By Tony Oliphant
MILWAUKEE (July 10, 2016) – Lutherans throughout the world will celebrate the 500th anniversary of the Reformation in 2017, recognizing the momentous event when Martin Luther nailed his 95 Theses to the Castle Church door in Wittenberg, Germany, and set off one of the most important movements in history.
On Sunday, The Lutheran Church—Missouri Synod officially selected a few ways in which all members are being invited to join in those celebrations for this once-in-a-lifetime opportunity.
The delegates gave thanks for the Lord’s work through The Wittenberg Project — a joint effort between the LCMS, Concordia Publishing House and the Independent Evangelical-Lutheran Church (SELK) in Germany to renovate the Old Latin School in Wittenberg — in order to prepare a site for education in the history and teachings of the Reformation.
This project provides a base of operations for congregations, districts, universities, seminaries and others to enrich their celebration of the Reformation in the very city where Luther himself preached and taught. All congregations and individuals are invited to visit, pray for and provide financial support for The Wittenberg Project.
With a variety of resources at hand throughout the Synod, there are many ways that congregations can hold their own local celebrations in 2017. The Missouri Synod, both of its seminaries, CPH, Concordia Historical Institute and Lutheran Hour Ministries are all preparing resources to help congregations give thanks for the Reformation and assist in proclaiming the Gospel.

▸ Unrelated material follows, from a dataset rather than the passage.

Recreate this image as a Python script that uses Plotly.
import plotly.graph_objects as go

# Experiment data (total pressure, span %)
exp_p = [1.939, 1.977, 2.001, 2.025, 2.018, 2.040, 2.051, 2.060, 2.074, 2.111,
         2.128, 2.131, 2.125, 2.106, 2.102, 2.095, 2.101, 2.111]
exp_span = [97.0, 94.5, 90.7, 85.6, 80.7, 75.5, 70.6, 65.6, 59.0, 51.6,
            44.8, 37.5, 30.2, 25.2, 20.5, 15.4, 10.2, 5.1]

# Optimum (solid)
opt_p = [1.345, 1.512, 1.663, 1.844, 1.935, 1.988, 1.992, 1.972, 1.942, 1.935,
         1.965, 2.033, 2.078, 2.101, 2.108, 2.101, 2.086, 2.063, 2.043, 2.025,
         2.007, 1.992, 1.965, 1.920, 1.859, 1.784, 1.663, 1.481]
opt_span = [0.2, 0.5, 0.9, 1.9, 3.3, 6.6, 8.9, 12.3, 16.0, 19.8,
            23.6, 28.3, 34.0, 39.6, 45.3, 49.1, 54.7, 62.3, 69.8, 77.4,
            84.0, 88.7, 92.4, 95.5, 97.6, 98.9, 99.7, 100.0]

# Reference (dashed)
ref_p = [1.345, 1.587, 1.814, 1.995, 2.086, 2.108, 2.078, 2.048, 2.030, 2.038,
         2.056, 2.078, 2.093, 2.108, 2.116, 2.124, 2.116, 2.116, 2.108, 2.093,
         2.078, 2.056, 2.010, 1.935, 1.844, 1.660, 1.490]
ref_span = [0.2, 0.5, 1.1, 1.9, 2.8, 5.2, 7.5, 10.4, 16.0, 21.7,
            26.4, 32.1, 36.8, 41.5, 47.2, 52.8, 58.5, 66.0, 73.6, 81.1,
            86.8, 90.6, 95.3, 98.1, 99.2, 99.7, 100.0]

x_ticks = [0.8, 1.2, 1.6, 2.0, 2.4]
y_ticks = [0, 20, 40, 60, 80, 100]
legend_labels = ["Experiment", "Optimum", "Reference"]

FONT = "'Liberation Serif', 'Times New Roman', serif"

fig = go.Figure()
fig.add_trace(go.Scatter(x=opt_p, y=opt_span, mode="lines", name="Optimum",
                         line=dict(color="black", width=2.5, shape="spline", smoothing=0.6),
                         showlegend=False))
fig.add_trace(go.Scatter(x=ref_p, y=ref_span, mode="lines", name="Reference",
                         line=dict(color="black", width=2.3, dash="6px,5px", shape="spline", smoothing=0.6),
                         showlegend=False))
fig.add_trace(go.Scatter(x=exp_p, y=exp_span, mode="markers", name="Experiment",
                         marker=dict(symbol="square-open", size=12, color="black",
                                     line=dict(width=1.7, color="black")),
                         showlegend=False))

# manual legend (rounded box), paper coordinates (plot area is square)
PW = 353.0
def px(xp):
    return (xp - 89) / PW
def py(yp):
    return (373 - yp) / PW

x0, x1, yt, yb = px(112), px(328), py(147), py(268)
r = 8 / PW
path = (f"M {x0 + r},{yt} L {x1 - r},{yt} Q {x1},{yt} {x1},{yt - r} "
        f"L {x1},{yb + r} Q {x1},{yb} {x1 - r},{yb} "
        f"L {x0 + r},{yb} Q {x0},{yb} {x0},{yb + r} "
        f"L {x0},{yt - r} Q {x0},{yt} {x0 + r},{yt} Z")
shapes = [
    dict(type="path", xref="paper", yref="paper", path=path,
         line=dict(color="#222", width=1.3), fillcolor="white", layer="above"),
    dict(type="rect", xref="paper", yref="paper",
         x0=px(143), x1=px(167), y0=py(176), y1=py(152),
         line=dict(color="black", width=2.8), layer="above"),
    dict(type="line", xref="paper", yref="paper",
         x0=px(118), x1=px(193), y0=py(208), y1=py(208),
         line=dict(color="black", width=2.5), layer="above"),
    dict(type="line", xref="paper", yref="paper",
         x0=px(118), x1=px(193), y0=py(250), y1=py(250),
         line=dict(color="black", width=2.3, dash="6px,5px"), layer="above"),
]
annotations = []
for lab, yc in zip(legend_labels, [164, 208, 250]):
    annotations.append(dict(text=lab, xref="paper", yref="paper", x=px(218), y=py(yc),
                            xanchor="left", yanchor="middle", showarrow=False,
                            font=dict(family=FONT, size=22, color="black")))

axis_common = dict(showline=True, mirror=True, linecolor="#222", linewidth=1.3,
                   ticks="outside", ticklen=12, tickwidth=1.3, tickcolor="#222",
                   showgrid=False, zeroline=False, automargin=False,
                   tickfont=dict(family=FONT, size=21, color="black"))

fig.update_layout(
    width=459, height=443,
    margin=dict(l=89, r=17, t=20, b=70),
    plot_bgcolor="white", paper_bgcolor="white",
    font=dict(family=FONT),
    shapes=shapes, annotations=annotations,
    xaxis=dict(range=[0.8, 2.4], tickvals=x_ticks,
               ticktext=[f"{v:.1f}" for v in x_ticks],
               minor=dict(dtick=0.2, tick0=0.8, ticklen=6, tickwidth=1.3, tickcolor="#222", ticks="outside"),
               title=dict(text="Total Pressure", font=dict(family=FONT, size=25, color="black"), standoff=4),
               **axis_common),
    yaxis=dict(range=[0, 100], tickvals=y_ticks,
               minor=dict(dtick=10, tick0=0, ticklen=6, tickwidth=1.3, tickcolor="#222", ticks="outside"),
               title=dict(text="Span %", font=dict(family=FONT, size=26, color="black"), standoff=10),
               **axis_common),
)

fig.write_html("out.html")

The entry point for location of these resources can be found at a Synod website, lutheranreformation.org, which provides access to bulletin inserts, biographical handouts of important Reformation figures, Bible studies, hymn studies, videos, podcasts and blog articles.
One resource highlighted in this convention is the two-hour documentary on Martin Luther jointly produced by the LCMS, the Wisconsin Evangelical Lutheran Synod, and the Evangelical Lutheran Church in America with funding assistance from Thrivent Financial. The delegates had a unique opportunity to watch an advance trailer of the program. This documentary will be shown by PBS in fall 2017 and also will be distributed through DVDs.

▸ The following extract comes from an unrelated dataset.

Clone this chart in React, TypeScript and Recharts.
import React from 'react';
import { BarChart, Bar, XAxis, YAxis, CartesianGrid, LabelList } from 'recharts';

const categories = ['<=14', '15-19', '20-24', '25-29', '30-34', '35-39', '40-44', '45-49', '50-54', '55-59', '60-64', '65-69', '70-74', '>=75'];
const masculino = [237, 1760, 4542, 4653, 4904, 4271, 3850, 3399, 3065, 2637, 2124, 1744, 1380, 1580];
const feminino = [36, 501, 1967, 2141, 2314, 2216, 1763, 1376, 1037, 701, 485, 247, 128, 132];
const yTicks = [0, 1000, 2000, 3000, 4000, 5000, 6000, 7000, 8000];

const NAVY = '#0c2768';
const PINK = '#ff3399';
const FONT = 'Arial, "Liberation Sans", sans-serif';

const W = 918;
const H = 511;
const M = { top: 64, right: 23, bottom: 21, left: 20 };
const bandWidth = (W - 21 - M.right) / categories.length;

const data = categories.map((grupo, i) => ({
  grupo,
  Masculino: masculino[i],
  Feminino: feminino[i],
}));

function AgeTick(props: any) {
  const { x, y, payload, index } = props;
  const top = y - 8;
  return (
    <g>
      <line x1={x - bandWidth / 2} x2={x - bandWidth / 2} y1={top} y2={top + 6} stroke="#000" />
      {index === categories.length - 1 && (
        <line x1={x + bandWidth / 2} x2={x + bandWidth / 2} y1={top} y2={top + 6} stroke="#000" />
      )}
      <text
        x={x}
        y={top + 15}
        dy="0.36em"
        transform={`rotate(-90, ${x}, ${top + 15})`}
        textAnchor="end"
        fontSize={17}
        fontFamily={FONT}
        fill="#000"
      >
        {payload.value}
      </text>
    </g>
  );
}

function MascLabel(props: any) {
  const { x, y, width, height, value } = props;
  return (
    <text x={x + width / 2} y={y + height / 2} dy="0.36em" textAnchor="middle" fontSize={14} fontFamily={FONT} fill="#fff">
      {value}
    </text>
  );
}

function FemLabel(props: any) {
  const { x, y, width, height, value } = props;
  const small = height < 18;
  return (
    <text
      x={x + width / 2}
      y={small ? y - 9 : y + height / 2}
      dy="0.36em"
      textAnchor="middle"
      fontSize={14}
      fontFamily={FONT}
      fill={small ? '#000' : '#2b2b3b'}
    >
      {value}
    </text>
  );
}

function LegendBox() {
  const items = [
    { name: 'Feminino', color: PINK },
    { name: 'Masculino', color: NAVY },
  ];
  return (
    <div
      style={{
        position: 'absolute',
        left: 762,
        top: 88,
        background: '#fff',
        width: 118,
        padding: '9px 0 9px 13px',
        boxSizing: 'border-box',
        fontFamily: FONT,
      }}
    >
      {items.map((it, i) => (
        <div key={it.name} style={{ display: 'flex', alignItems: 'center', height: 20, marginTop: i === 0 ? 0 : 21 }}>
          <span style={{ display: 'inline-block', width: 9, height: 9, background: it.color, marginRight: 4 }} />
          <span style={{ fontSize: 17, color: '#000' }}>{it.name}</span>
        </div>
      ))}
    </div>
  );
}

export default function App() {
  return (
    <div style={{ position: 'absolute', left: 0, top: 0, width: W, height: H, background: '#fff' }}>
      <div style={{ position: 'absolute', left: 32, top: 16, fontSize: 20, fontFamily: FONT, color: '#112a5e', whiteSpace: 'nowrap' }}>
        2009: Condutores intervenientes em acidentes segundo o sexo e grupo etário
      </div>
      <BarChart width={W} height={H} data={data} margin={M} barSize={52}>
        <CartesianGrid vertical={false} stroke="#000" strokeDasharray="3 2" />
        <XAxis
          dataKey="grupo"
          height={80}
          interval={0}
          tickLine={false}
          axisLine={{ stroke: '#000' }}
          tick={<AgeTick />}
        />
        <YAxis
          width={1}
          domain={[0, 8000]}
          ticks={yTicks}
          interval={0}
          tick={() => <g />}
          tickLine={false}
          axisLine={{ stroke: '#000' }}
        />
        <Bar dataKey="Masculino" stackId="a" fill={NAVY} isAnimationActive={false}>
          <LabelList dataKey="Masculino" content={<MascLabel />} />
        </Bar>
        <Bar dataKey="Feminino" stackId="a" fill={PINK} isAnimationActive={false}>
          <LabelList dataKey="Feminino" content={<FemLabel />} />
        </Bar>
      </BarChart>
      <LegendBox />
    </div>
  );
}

The resolution to use this documentary is just one opportunity to publicize the ongoing significance and importance of the Reformation — not only within congregations already familiar with Luther’s legacy, but also among their communities “so that many might hear the proclamation of salvation by grace through faith in Jesus Christ alone for the consolation of consciences when and where it pleases God in those who hear the Gospel” (Res. 15-02A).
All members of the LCMS are also encouraged by the convention to commit to grow in the faith by reading through the entire Bible in 2017, recognizing that Luther’s discovery of the Gospel came through his constant immersion in the Word.

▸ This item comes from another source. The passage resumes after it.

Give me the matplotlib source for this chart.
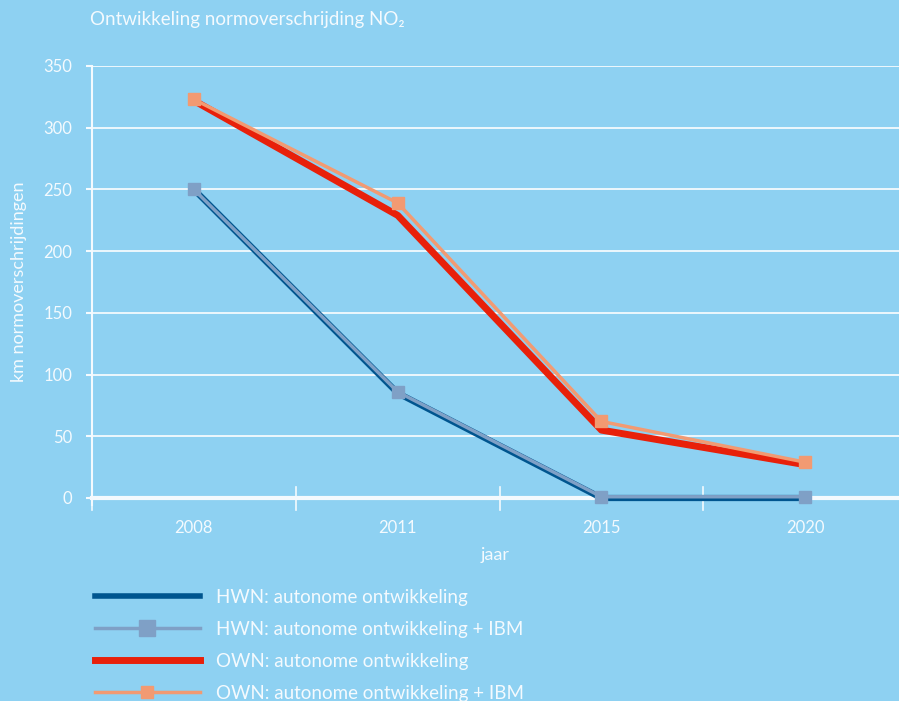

The convention also resolved to encourage studying the Augsburg Confession “individually and corporately, formally and informally, among clergy and laity alike” (Res. 15-06). This encouragement is meant to extend not only through 2017, but throughout “the next decade between the 500th anniversaries of the posting of the Ninety-Five Theses (1517) and the presentation of the Augsburg Confession (1530).”
After the convention’s decisions regarding these ways to mark the anniversary of the Reformation, the Rev. Randall Golter, special assistant to the LCMS president, remarked, “I’m very happy to hear how the church recognized the opportunity before us of marking the 500th. What a splendid way to do that with the two-hour documentary, publishing it among us and beyond us; by the reading of Scripture; and by the study of the Augsburg Confession — the basic teachings of the Christian faith.”
These celebrations are all part of the convention’s effort to encourage all pastors, church workers and laity to grow in faith as individuals and as a church body in order to be “humble and effective witnesses to the power of Christ’s forgiveness and mercy in a world that badly needs it,” (Res. 15-04) just as it was boldly and faithfully proclaimed by Luther and the Reformers. Golter explained, “This is really a moment in the life of the Lutheran Church, with an increasing hostility in the culture, to confess and preach the Reformation doctrine.”
The Rev. Tony Oliphant is pastor of Redeemer Lutheran Church in Elmhurst, Ill.